GIVEN EXERCISE:
Your answer is a single number: how many lines hold the word "matplotlib"?

──────

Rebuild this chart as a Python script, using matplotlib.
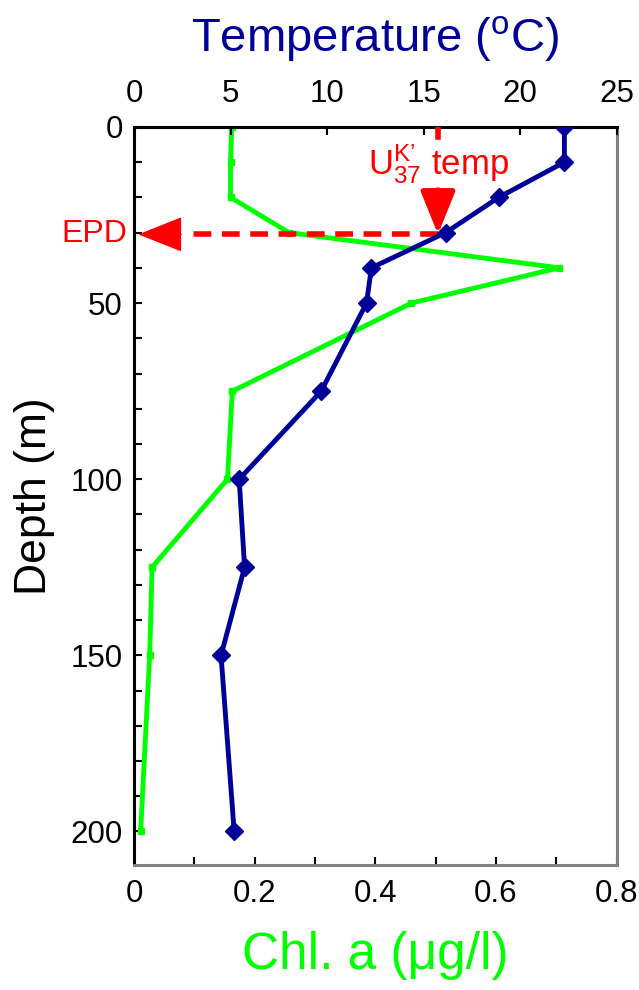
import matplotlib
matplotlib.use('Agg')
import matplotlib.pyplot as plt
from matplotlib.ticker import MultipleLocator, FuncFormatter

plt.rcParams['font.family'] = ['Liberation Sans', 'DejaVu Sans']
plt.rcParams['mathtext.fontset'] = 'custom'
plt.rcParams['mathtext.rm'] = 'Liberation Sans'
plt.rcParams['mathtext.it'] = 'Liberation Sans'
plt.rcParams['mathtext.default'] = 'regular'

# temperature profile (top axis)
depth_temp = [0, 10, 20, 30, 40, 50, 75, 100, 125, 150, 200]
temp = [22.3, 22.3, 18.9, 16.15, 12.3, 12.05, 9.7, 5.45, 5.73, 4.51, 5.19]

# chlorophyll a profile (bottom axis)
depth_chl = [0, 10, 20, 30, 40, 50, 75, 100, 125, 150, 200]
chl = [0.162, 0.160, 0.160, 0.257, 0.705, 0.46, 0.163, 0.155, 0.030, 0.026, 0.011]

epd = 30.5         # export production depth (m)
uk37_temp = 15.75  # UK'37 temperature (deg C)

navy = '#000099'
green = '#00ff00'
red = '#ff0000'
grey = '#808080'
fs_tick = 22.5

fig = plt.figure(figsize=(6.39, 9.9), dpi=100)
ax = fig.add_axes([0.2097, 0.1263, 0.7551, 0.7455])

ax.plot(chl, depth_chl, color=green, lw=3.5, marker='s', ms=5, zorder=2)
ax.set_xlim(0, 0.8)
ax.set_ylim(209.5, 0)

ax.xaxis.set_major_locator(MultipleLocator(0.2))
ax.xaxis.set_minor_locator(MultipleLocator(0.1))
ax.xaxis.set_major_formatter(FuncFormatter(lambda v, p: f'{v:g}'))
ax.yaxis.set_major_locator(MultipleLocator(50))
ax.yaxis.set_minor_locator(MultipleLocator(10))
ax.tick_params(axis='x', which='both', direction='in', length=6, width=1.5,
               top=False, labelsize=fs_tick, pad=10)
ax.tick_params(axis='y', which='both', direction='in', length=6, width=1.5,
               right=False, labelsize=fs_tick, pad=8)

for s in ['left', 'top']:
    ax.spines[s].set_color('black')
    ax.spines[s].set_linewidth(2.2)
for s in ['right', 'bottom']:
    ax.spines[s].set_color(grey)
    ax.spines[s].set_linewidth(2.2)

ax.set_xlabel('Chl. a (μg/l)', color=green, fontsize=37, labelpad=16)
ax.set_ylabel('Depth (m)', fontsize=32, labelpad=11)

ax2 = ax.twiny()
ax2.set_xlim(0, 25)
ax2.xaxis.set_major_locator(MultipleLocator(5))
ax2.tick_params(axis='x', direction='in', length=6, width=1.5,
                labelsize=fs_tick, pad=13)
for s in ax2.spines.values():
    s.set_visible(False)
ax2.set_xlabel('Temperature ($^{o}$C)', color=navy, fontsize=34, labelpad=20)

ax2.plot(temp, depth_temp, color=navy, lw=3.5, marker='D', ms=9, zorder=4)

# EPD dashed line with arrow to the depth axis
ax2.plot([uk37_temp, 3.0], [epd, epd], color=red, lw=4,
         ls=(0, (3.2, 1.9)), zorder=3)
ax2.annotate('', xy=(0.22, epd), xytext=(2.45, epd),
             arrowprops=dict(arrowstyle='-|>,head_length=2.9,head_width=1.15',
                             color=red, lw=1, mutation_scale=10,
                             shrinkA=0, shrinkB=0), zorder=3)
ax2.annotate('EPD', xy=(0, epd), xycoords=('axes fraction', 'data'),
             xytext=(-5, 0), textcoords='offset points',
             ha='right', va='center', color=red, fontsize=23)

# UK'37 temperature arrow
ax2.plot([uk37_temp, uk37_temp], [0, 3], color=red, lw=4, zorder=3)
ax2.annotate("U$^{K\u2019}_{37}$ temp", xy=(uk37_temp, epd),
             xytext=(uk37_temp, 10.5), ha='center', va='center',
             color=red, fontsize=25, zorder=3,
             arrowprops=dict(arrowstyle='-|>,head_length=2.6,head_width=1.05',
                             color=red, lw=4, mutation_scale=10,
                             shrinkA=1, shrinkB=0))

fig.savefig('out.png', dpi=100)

──────

WRITTEN SOLUTION:
5